Куль сказал, что детального плана города нет даже у Центрального ведомства. Существующие карты — еще дореволюционных времен, и полагаться на них нельзя. Так, широко разрекламированные пятилетние планы предусматривали снос целых улиц; бессовестные чиновники колониальной администрации просто заменили их в макетах города муляжами новых аллей в спроектированных, но так и не построенных кварталах. Тем дело и кончилось. Снимки, сделанные со спутников, в нашем ведомстве только начали анализировать. Пыльная шапка над городом и крайне интенсивное образование облаков между морем и горами отрицательно сказываются на качестве съемки. Расстелив перед нами чертеж, Куль объяснил, как расположены по отношению друг к другу основные кварталы города, и ты сразу воспринял странную форму бульвара Свободы Слова как нечто вполне естественное.
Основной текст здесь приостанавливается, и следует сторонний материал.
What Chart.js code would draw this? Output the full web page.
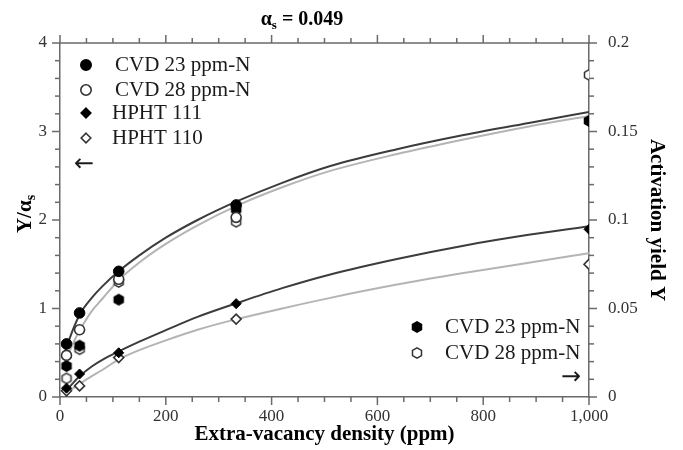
<!DOCTYPE html>
<html>
<head>
<meta charset="utf-8">
<script src="https://cdn.jsdelivr.net/npm/chart.js@4.4.1/dist/chart.umd.min.js"></script>
<style>
  html, body { margin: 0; padding: 0; background: #fff; }
  #wrap { width: 683px; height: 450px; }
</style>
</head>
<body>
<div id="wrap"><canvas id="mainChart" width="683" height="450"></canvas></div>
<script>
    // measured points (x = extra-vacancy density, ppm)
    const densityPpm   = [12.3, 37, 111, 333, 1000];
    const cvd23Ratio   = [0.60, 0.95, 1.42, 2.17, null];   // Y/as, filled circle
    const cvd28Ratio   = [0.47, 0.76, 1.33, 2.03, null];   // Y/as, open circle
    const hpht111Ratio = [0.10, 0.26, 0.50, 1.055, 1.895]; // Y/as, filled diamond
    const hpht110Ratio = [0.07, 0.125, 0.445, 0.88, 1.50]; // Y/as, open diamond
    const cvd23Yield   = [0.0175, 0.029, 0.055, 0.106, 0.156]; // Y, filled hexagon
    const cvd28Yield   = [0.0105, 0.027, 0.065, 0.099, 0.182]; // Y, open hexagon

    // fitted curves
    const fitX          = [10, 25, 39, 60, 80, 111, 150, 200, 260, 334, 420, 511, 637, 763, 889, 1000];
    const fitCvd23      = [0.52, 0.77, 0.95, 1.12, 1.25, 1.42, 1.60, 1.80, 2.00, 2.21, 2.42, 2.61, 2.80, 2.96, 3.10, 3.22];
    const fitCvd28      = [0.40, 0.61, 0.77, 0.97, 1.11, 1.32, 1.52, 1.73, 1.94, 2.16, 2.37, 2.555, 2.745, 2.91, 3.06, 3.175];
    const fitHpht111    = [0.06, 0.16, 0.245, 0.345, 0.42, 0.515, 0.625, 0.755, 0.905, 1.06, 1.23, 1.385, 1.56, 1.71, 1.835, 1.93];
    const fitHpht110    = [0.045, 0.10, 0.155, 0.235, 0.305, 0.425, 0.53, 0.64, 0.76, 0.88, 1.00, 1.12, 1.27, 1.40, 1.52, 1.625];

    const xTicks = { min: 0, max: 1000, major: 200, minor: 50 };
    const yTicks = { min: 0, max: 4, major: 1, minor: 0.2 };
    const y2Ticks = { min: 0, max: 0.2, major: 0.05, minor: 0.01 };

    const serif = '"Liberation Serif", "Times New Roman", serif';
    const axisColor = '#6a6a6a';
    const darkLine = '#3c3c3c';
    const lightLine = '#b4b4b4';

    function pts(xs, ys) {
      const out = [];
      xs.forEach((x, i) => { if (ys[i] != null) out.push({ x, y: ys[i] }); });
      return out;
    }

    // little hexagon images for the yield markers
    function makeHex(filled) {
      const c = document.createElement('canvas');
      c.width = 14; c.height = 14;
      const g = c.getContext('2d');
      g.beginPath();
      for (let k = 0; k < 6; k++) {
        const a = Math.PI / 6 + k * Math.PI / 3;
        const px = 7 + 5.2 * Math.cos(a), py = 7 + 5.2 * Math.sin(a);
        k ? g.lineTo(px, py) : g.moveTo(px, py);
      }
      g.closePath();
      g.fillStyle = filled ? '#000' : '#fff';
      g.fill();
      g.lineWidth = 1.5;
      g.strokeStyle = filled ? '#000' : '#333';
      g.stroke();
      return c;
    }
    const hexFilled = makeHex(true);
    const hexOpen = makeHex(false);

    function markerSet(label, ys, style, filled, radius, axis) {
      return {
        label,
        data: pts(densityPpm, ys),
        yAxisID: axis,
        pointStyle: style,
        pointRadius: radius,
        pointBorderWidth: filled ? 1 : 1.6,
        pointBackgroundColor: filled ? '#000' : '#fff',
        pointBorderColor: filled ? '#000' : '#333',
        showLine: false,
        order: 0
      };
    }

    function curveSet(label, ys, color) {
      return {
        label,
        data: pts(fitX, ys),
        yAxisID: 'y',
        showLine: true,
        borderColor: color,
        borderWidth: 2,
        pointRadius: 0,
        cubicInterpolationMode: 'monotone',
        fill: false,
        order: 1
      };
    }

    function line(ctx, x1, y1, x2, y2) {
      ctx.beginPath();
      ctx.moveTo(x1, y1);
      ctx.lineTo(x2, y2);
      ctx.stroke();
    }

    // major + minor tick marks on all four sides, and the top frame line
    const tickPlugin = {
      id: 'tickMarks',
      afterDraw(chart) {
        const { ctx, chartArea: a, scales } = chart;
        ctx.save();
        ctx.strokeStyle = axisColor;
        ctx.lineWidth = 1.5;
        line(ctx, a.left, a.top, a.right + 0.75, a.top);
        const nx = Math.round((xTicks.max - xTicks.min) / xTicks.minor);
        for (let i = 0; i <= nx; i++) {
          const v = xTicks.min + i * xTicks.minor;
          const px = scales.x.getPixelForValue(v);
          const len = i % (xTicks.major / xTicks.minor) === 0 ? 8 : 5;
          line(ctx, px, a.bottom, px, a.bottom + len);
          line(ctx, px, a.top, px, a.top - len);
        }
        const ny = Math.round((yTicks.max - yTicks.min) / yTicks.minor);
        for (let i = 0; i <= ny; i++) {
          const py = scales.y.getPixelForValue(yTicks.min + i * yTicks.minor);
          const len = i % 5 === 0 ? 8 : 5;
          line(ctx, a.left - len, py, a.left, py);
        }
        const ny2 = Math.round((y2Ticks.max - y2Ticks.min) / y2Ticks.minor);
        for (let i = 0; i <= ny2; i++) {
          const py = scales.y2.getPixelForValue(y2Ticks.min + i * y2Ticks.minor);
          const len = i % 5 === 0 ? 8 : 5;
          line(ctx, a.right, py, a.right + len, py);
        }
        ctx.restore();
      }
    };

    function drawRun(ctx, parts, x, y) {
      // parts: [text, font, baseline shift]; centred on x
      let total = 0;
      parts.forEach(p => { ctx.font = p[1]; total += ctx.measureText(p[0]).width; });
      let cx = x - total / 2;
      parts.forEach(p => {
        ctx.font = p[1];
        ctx.fillText(p[0], cx, y + p[2]);
        cx += ctx.measureText(p[0]).width;
      });
    }

    function drawMarker(ctx, kind, x, y) {
      ctx.save();
      ctx.lineWidth = 1.6;
      if (kind === 'hexFilled' || kind === 'hexOpen') {
        const img = kind === 'hexFilled' ? hexFilled : hexOpen;
        ctx.drawImage(img, x - 7, y - 7);
      } else if (kind.startsWith('circle')) {
        ctx.beginPath();
        ctx.arc(x, y, 5.2, 0, Math.PI * 2);
        ctx.fillStyle = kind === 'circleFilled' ? '#000' : '#fff';
        ctx.strokeStyle = kind === 'circleFilled' ? '#000' : '#333';
        ctx.fill(); ctx.stroke();
      } else {
        ctx.beginPath();
        ctx.moveTo(x, y - 4.8); ctx.lineTo(x + 4.8, y); ctx.lineTo(x, y + 4.8); ctx.lineTo(x - 4.8, y);
        ctx.closePath();
        ctx.fillStyle = kind === 'diamondFilled' ? '#000' : '#fff';
        ctx.strokeStyle = kind === 'diamondFilled' ? '#000' : '#333';
        ctx.fill(); ctx.stroke();
      }
      ctx.restore();
    }

    const leftLegend = [
      ['circleFilled', 'CVD 23 ppm-N', 115, 65],
      ['circleOpen', 'CVD 28 ppm-N', 115, 90],
      ['diamondFilled', 'HPHT 111', 112, 113],
      ['diamondOpen', 'HPHT 110', 112, 138]
    ];
    const rightLegend = [
      ['hexFilled', 'CVD 23 ppm-N', 445, 327],
      ['hexOpen', 'CVD 28 ppm-N', 445, 353]
    ];

    const textPlugin = {
      id: 'extraText',
      afterDraw(chart) {
        const ctx = chart.ctx;
        ctx.save();
        ctx.fillStyle = '#000';
        ctx.textBaseline = 'alphabetic';
        drawRun(ctx, [['α', 'bold 20px ' + serif, 0], ['s', 'bold 13px ' + serif, 4], [' = 0.049', 'bold 20px ' + serif, 0]], 302, 25);

        ctx.save();
        ctx.translate(31, 214);
        ctx.rotate(-Math.PI / 2);
        drawRun(ctx, [['Y/α', 'bold 21px ' + serif, 0], ['s', 'bold 14px ' + serif, 4]], 0, 0);
        ctx.restore();

        ctx.fillStyle = '#1a1a1a';
        ctx.textBaseline = 'middle';
        ctx.font = '21px ' + serif;
        leftLegend.forEach(r => {
          drawMarker(ctx, r[0], 86, r[3]);
          ctx.fillText(r[1], r[2], r[3]);
        });
        rightLegend.forEach(r => {
          drawMarker(ctx, r[0], 417, r[3]);
          ctx.fillText(r[1], r[2], r[3]);
        });
        ctx.font = '24px "DejaVu Sans", sans-serif';
        ctx.fillText('←', 74, 165);
        ctx.fillText('→', 561, 378);
        ctx.restore();
      }
    };

    const tickFont = { family: serif, size: 17 };

    window.addEventListener('DOMContentLoaded', () => {
      const ctx = document.getElementById('mainChart').getContext('2d');
      new Chart(ctx, {
        type: 'scatter',
        data: {
          datasets: [
            markerSet('CVD 23 ppm-N', cvd23Ratio, 'circle', true, 5.3, 'y'),
            markerSet('CVD 28 ppm-N', cvd28Ratio, 'circle', false, 5, 'y'),
            markerSet('HPHT 111', hpht111Ratio, 'rectRot', true, 5, 'y'),
            markerSet('HPHT 110', hpht110Ratio, 'rectRot', false, 5, 'y'),
            markerSet('CVD 23 ppm-N (Y)', cvd23Yield, hexFilled, true, 6, 'y2'),
            markerSet('CVD 28 ppm-N (Y)', cvd28Yield, hexOpen, false, 6, 'y2'),
            curveSet('fit CVD 23', fitCvd23, darkLine),
            curveSet('fit CVD 28', fitCvd28, lightLine),
            curveSet('fit HPHT 111', fitHpht111, darkLine),
            curveSet('fit HPHT 110', fitHpht110, lightLine)
          ]
        },
        options: {
          responsive: false,
          animation: false,
          devicePixelRatio: 1,
          layout: { padding: { top: 43, left: 0, right: 0, bottom: 0 } },
          plugins: {
            legend: { display: false },
            tooltip: { enabled: false }
          },
          scales: {
            x: {
              type: 'linear',
              position: 'bottom',
              min: xTicks.min,
              max: xTicks.max,
              ticks: { stepSize: xTicks.major, padding: 9, color: '#333', font: tickFont, maxRotation: 0, autoSkip: false },
              grid: { display: true, drawOnChartArea: false, drawTicks: false },
              border: { color: axisColor, width: 1.5 },
              title: { display: true, text: 'Extra-vacancy density (ppm)', color: '#000',
                       font: { family: serif, size: 21, weight: 'bold' }, padding: { top: 0, bottom: 3 } },
              afterFit: (s) => { s.height = 53; }
            },
            y: {
              type: 'linear',
              position: 'left',
              min: yTicks.min,
              max: yTicks.max,
              ticks: { stepSize: yTicks.major, padding: 13, color: '#333', font: tickFont },
              grid: { display: true, drawOnChartArea: false, drawTicks: false },
              border: { color: axisColor, width: 1.5 },
              afterFit: (s) => { s.width = 60; }
            },
            y2: {
              type: 'linear',
              position: 'right',
              min: y2Ticks.min,
              max: y2Ticks.max,
              ticks: { stepSize: y2Ticks.major, padding: 19, color: '#333', font: tickFont,
                       format: { minimumFractionDigits: 0, maximumFractionDigits: 2 } },
              grid: { display: true, drawOnChartArea: false, drawTicks: false },
              border: { color: axisColor, width: 1.5 },
              title: { display: true, text: 'Activation yield Y', color: '#000',
                       font: { family: serif, size: 21, weight: 'bold' }, padding: { top: 14, bottom: 0 } },
              afterFit: (s) => { s.width = 94; }
            }
          }
        },
        plugins: [tickPlugin, textPlugin]
      });
    });
</script>
</body>
</html>
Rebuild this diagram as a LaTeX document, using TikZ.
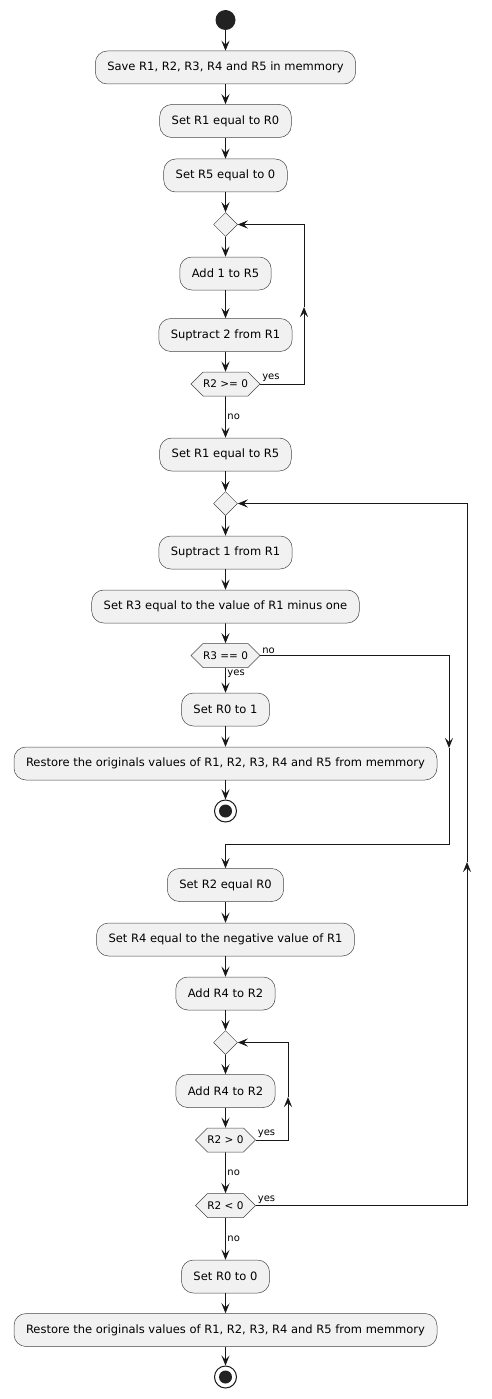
\documentclass[tikz,border=0pt]{standalone}
\usepackage{fontspec}
\setmainfont{DejaVu Sans}
\usetikzlibrary{arrows.meta,shapes.geometric,shapes.symbols}
\definecolor{boxgray}{HTML}{F1F1F1}
\definecolor{ink}{HTML}{181818}
\definecolor{dotgray}{HTML}{222222}
\begin{document}
\begin{tikzpicture}[x=1pt,y=-1pt,
   >={Stealth[length=10pt,width=8pt,inset=4pt]},
   action/.style={draw=ink!80,fill=boxgray,line width=0.5pt,rounded corners=12pt,
     minimum height=33pt,inner xsep=12pt,font=\fontsize{11.5}{13}\selectfont},
   ifbox/.style={draw=ink!80,fill=boxgray,line width=0.5pt,shape=signal,
     signal to=west and east,signal pointer angle=90,minimum height=24pt,
     inner xsep=0pt,inner ysep=0pt,font=\fontsize{10.5}{12}\selectfont},
   merge/.style={draw=ink!80,fill=boxgray,line width=0.5pt,diamond,minimum size=24pt,inner sep=0pt},
   startdot/.style={circle,fill=dotgray,minimum size=20pt,inner sep=0pt},
   stopdot/.style={circle,draw=ink,line width=1pt,fill=white,minimum size=22pt,inner sep=0pt,
     path picture={\fill[dotgray] (path picture bounding box.center) circle (6.5pt);}},
   flow/.style={->,draw=ink,line width=0.9pt},
   lbl/.style={font=\fontsize{10}{11}\selectfont,inner sep=1.5pt}]
\useasboundingbox (0,0) rectangle (492,1399);
\node[startdot] (start) at (225.5,20) {};
\node[action] (save) at (225.5,67.5) {Save R1, R2, R3, R4 and R5 in memmory};
\node[action] (setA) at (225.5,121) {Set R1 equal to R0};
\node[action] (setB) at (225.5,175.5) {Set R5 equal to 0};
\node[merge] (dA) at (225.5,224.5) {};
\node[action] (addA) at (225.5,273.5) {Add 1 to R5};
\node[action] (subA) at (225.5,335) {Suptract 2 from R1};
\node[ifbox] (ifA) at (225.5,384) {R2 >= 0};
\node[action] (setC) at (225.5,454.5) {Set R1 equal to R5};
\node[merge] (dB) at (225.5,503.5) {};
\node[action] (subB) at (225.5,552.5) {Suptract 1 from R1};
\node[action] (setD) at (225.5,606.5) {Set R3 equal to the value of R1 minus one};
\node[ifbox] (ifB) at (225.5,655.5) {R3 == 0};
\node[action] (setE) at (225.5,709.5) {Set R0 to 1};
\node[action] (restA) at (225.5,763.5) {Restore the originals values of R1, R2, R3, R4 and R5 from memmory};
\node[stopdot] (stopA) at (225.5,811) {};
\node[action] (setF) at (225.5,885) {Set R2 equal R0};
\node[action] (setG) at (225.5,939.5) {Set R4 equal to the negative value of R1};
\node[action] (addB) at (225.5,993.5) {Add R4 to R2};
\node[merge] (dC) at (225.5,1042.5) {};
\node[action] (addC) at (225.5,1091) {Add R4 to R2};
\node[ifbox] (ifC) at (225.5,1140) {R2 > 0};
\node[ifbox] (ifD) at (225.5,1205.5) {R2 < 0};
\node[action] (setH) at (225.5,1276.5) {Set R0 to 0};
\node[action] (restB) at (225.5,1330) {Restore the originals values of R1, R2, R3, R4 and R5 from memmory};
\node[stopdot] (stopB) at (225.5,1377) {};
\coordinate (upA) at (304,307);
\coordinate (noA) at (449,748);
\coordinate (turnA) at (225.5,844);
\coordinate (upB) at (467,862);
\coordinate (upC) at (288,1097);
\draw[flow] (start) -- (save);
\draw[flow] (save) -- (setA);
\draw[flow] (setA) -- (setB);
\draw[flow] (setB) -- (dA);
\draw[flow] (dA) -- (addA);
\draw[flow] (addA) -- (subA);
\draw[flow] (subA) -- (ifA);
\draw[flow] (ifA.east) -| node[lbl,pos=0,anchor=south west] {yes} (upA);
\draw[flow] (upA) |- (dA.east);
\draw[flow] (ifA) -- node[lbl,right] {no} (setC);
\draw[flow] (setC) -- (dB);
\draw[flow] (dB) -- (subB);
\draw[flow] (subB) -- (setD);
\draw[flow] (setD) -- (ifB);
\draw[flow] (ifB) -- node[lbl,pos=0,anchor=north west] {yes} (setE);
\draw[flow] (setE) -- (restA);
\draw[flow] (restA) -- (stopA);
\draw[flow] (ifB.east) -| node[lbl,pos=0,anchor=south west] {no} (noA);
\draw[flow] (noA) |- (turnA) -- (setF);
\draw[flow] (setF) -- (setG);
\draw[flow] (setG) -- (addB);
\draw[flow] (addB) -- (dC);
\draw[flow] (dC) -- (addC);
\draw[flow] (addC) -- (ifC);
\draw[flow] (ifC.east) -| node[lbl,pos=0,anchor=south west] {yes} (upC);
\draw[flow] (upC) |- (dC.east);
\draw[flow] (ifC) -- node[lbl,right] {no} (ifD);
\draw[flow] (ifD.east) -| node[lbl,pos=0,anchor=south west] {yes} (upB);
\draw[flow] (upB) |- (dB.east);
\draw[flow] (ifD) -- node[lbl,right] {no} (setH);
\draw[flow] (setH) -- (restB);
\draw[flow] (restB) -- (stopB);
\end{tikzpicture}
\end{document}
Его южный конец открытой петлей охватывает Гетто Великого Пророчества, или Гото, как его называют на городских диалектах и пидди-пидди. После ухода Иноземной державы доступ в этот квартал иностранцам заказан. Однако соблазнительно парадоксальным образом на единственной улице, пролегающей между бульваром и Гото, обосновались бордели, танцевальные зальчики и клубы с сауной. Увеселительные заведения образуют узкую, но очень длинную буферную зону между главной городской магистралью и запретным кварталом. Гото, старейший из единообразных по архитектурному облику районов города, расположен на трех холмах, и его тесно стоящие, многоэтажные, невероятно узкие здания из голубой глины, воздвигнутые еще в Средние века, были бы достопримечательностью мирового значения, если бы туристические группы имели доступ туда.